Durchweg stimmte Linnemann etwa gegen die Euro-Rettungspakete. Im August 2019 forderte Carsten Linnemann (CDU) verpflichtende Sprachtests für Vierjährige und eine Vorschulpflicht für Kinder mit unzureichenden Deutschkenntnissen. Konkret erklärte er: „Ein Kind, das kaum Deutsch spricht und versteht, hat auf einer Grundschule noch nichts zu suchen. Hier muss eine Vorschulpflicht greifen, notfalls muss seine Einschulung auch zurückgestellt werden. Das kostet Geld, aber fehlende Integration und unzureichende Bildung sind am Ende viel teurer.“ Seine Forderungen wurden auch in der CDU teils scharf kritisiert.
In den innerparteilichen Machtkämpfen trat Linnemann immer wieder als Unterstützer von Friedrich Merz auf. Nachdem Annegret Kramp-Karrenbauer 2018 knapp die Wahl um den Parteivorsitz für sich entscheiden konnte, drängte Linnemann darauf, Merz und seine Unterstützer spürbar in die weitere Parteiarbeit einzubinden. In Richtung von Kramp-Karrenbauer erklärte er, dass sie „Signale senden“ müsse „an diejenigen, die Friedrich Merz gewählt haben.“
Nachdem Kramp-Karrenbauer nach der Wahl von Thomas Kemmerich zum Ministerpräsidenten Thüringens zurücktrat, sprach sich Linnemann abermals für die Wahl von Friedrich Merz zum Parteichef aus. Nachdem Merz ein weiteres Mal unterlag, sprang Linnemann wieder für Merz in die Bresche. An den neuen Parteivorsitzenden gerichtet erklärte er: „Wir würden uns freuen, wenn Friedrich Merz in der neuen Führungsmannschaft von Armin Laschet eine wichtige Rolle spielt.“ Und weiter: „Die Union braucht seine Erfahrung und seine Kompetenz.“
Nach der Bundestagswahl-Niederlage im September 2021 gehörte Linnemann zu den ersten Stimmen, die einen schnellen Neuanfang unter Merz forderten. In einer Mitgliederbefragung sprach sich dann eine Mehrheit für Merz aus und auf dem Parteitag 2022 wurde Merz zum neuen Parteivorsitzenden gewählt. Karriere-technisch wurde dies auch für Linnemann ein Sprungbrett. 2023 wurde Carsten Linnemann zum Generalsekretär gewählt und Merz machte ihn zu einem seiner engsten Vertrauten.

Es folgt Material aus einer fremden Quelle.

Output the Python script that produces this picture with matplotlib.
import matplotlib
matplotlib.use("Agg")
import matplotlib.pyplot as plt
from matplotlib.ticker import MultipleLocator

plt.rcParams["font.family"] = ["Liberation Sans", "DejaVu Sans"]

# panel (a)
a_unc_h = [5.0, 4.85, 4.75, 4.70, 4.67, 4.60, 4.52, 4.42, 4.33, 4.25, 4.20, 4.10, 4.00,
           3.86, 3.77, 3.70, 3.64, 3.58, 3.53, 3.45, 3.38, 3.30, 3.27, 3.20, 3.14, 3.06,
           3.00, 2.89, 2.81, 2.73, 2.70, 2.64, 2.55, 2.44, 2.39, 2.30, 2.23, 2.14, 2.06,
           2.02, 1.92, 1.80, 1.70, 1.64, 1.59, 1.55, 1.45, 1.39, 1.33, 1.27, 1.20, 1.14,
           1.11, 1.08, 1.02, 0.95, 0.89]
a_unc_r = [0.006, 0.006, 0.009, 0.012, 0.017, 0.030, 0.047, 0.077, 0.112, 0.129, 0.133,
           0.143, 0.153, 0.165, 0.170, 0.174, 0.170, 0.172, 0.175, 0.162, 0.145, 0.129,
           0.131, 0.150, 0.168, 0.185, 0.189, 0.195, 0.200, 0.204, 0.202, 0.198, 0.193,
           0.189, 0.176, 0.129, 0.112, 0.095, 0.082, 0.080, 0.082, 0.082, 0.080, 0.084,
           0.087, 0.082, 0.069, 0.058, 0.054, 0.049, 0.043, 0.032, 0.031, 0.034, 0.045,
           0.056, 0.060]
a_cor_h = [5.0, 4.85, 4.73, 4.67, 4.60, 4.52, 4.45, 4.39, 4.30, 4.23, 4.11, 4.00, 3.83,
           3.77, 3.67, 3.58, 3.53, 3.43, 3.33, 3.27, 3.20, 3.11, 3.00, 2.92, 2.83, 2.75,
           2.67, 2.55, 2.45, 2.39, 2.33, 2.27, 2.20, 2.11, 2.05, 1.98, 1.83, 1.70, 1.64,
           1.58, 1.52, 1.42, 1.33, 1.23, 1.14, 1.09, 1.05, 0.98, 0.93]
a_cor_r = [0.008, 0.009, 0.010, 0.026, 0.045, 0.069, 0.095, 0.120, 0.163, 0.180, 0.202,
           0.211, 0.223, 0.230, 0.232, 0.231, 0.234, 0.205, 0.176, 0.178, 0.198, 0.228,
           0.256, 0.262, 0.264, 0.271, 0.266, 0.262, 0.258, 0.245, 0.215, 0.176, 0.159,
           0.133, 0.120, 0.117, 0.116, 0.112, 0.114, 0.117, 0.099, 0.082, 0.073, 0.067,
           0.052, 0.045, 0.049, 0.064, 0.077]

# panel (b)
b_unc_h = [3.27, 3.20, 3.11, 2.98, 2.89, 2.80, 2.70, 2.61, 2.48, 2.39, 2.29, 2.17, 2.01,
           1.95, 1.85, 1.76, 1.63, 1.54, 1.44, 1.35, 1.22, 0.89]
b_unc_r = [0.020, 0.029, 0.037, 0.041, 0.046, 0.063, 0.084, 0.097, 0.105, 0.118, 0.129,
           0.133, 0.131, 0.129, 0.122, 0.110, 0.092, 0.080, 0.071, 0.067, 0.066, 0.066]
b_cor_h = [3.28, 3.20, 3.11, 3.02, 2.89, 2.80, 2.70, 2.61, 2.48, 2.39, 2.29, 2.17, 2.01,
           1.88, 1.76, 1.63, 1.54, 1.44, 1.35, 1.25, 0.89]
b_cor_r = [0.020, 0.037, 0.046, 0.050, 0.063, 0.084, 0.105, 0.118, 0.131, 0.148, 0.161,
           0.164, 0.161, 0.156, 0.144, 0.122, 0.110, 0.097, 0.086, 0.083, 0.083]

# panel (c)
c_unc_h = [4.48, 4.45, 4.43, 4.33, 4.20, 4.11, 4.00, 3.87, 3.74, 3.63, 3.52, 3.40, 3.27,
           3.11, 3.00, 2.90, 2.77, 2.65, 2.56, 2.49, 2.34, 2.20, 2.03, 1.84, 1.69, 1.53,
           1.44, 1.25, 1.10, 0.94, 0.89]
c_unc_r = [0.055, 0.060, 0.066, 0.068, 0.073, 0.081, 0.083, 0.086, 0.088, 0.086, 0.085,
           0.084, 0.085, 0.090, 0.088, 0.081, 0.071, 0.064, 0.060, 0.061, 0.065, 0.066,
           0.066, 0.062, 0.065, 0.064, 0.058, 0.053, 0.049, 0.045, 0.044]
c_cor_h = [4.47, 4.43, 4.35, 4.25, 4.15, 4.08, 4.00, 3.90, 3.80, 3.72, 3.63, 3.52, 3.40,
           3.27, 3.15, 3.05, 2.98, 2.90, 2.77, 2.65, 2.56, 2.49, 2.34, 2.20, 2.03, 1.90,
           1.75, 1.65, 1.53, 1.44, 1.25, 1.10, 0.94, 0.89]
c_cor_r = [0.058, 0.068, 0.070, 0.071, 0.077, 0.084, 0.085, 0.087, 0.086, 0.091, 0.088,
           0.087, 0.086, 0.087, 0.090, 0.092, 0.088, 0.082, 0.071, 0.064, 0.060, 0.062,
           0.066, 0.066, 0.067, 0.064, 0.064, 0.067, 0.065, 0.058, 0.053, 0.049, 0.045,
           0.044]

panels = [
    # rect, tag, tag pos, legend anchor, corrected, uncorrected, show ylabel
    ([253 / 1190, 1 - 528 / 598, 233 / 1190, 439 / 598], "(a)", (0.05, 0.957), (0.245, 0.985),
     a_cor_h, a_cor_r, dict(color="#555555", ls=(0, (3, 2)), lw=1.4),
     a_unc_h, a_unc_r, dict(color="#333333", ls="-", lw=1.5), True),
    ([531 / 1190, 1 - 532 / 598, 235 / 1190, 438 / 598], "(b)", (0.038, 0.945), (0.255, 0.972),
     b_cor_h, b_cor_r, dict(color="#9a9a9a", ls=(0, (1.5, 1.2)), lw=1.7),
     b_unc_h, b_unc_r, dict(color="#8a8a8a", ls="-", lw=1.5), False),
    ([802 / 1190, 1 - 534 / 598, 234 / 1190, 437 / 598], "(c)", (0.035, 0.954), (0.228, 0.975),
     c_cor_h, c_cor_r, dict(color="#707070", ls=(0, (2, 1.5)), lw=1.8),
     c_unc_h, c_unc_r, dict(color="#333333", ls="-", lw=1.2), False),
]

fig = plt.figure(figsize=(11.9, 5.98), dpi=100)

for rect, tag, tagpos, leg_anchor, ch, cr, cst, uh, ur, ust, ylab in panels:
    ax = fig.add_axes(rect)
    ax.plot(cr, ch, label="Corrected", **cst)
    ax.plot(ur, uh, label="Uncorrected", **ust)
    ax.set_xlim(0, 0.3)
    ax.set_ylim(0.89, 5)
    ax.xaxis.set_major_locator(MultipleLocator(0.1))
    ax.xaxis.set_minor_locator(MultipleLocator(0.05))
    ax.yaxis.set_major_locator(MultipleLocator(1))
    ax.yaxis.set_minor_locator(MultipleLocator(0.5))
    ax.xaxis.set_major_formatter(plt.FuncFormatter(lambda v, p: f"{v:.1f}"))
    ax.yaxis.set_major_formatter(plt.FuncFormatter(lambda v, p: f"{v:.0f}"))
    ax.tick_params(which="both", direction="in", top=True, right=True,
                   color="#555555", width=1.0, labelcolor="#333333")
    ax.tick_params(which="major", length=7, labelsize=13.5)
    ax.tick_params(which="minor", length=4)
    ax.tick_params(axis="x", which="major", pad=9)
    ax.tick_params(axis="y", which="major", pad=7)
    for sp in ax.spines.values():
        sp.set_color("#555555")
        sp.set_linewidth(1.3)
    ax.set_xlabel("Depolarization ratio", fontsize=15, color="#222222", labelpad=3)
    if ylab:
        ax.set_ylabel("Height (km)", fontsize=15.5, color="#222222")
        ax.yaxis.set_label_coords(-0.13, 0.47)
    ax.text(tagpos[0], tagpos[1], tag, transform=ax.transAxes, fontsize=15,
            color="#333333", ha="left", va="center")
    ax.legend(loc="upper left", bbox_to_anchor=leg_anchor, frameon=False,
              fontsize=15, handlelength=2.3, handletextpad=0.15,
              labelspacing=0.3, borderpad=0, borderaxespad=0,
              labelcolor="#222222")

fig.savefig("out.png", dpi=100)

Es hätte auf der Hand gelegen, dass Linnemann nun im Jahre 2025 auch einen Ministerposten unter der Regierungsführung von Friedrich Merz übernehmen würde. Stattdessen erklärte er, ein entsprechendes Angebot abgelehnt zu haben und sich weiter auf die Parteiarbeit konzentrieren zu wollen. Linnemann ist offenbar zu der Erkenntnis gekommen, dass der vielbeschworene „echte Politikwechsel“ auch mit Friedrich Merz nicht machbar ist.

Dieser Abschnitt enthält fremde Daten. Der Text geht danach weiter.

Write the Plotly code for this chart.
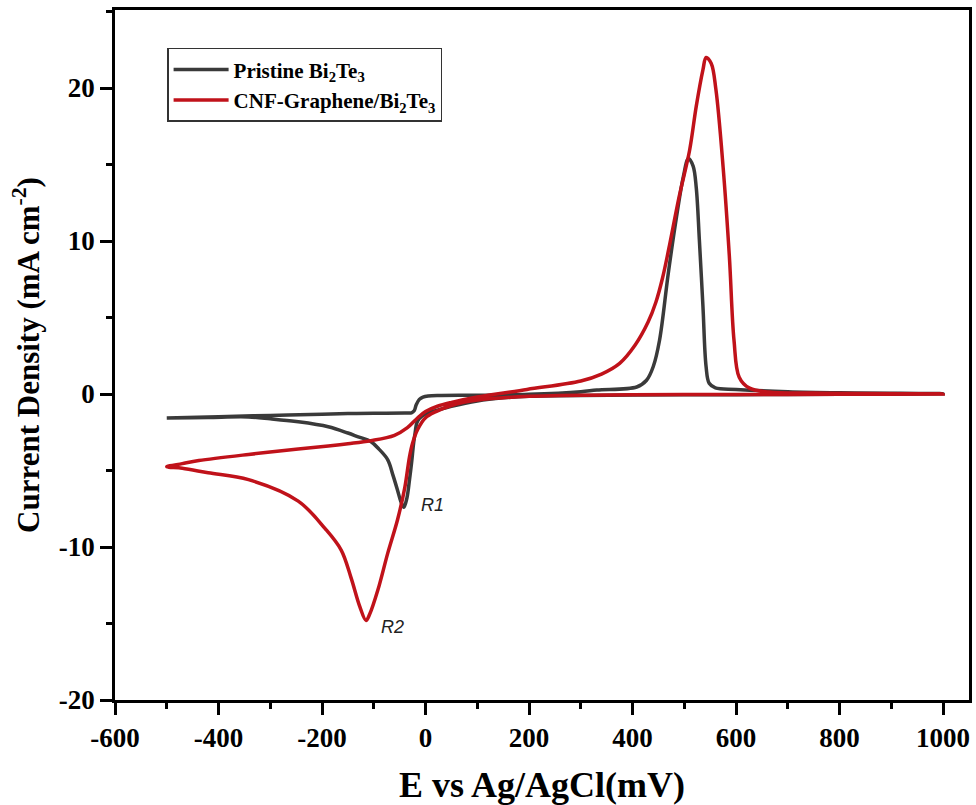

Für Merz ist der Rückzug von Linnemann eine riesige Hypothek. Noch nicht einen Tag im Bundeskanzleramt hat er hinter sich gebracht und dennoch hat ihm schon jetzt einer seiner wichtigsten Vertrauten das Vertrauen entzogen. Merz findet derweil eine CDU im absoluten Umfragetief und eine enttäuschte Parteibasis vor. Als Kanzler könnten seine Tage schon jetzt gezählt sein. In diesen absehbaren Abwärtsstrudel will Linnemann sich nicht ziehen lassen.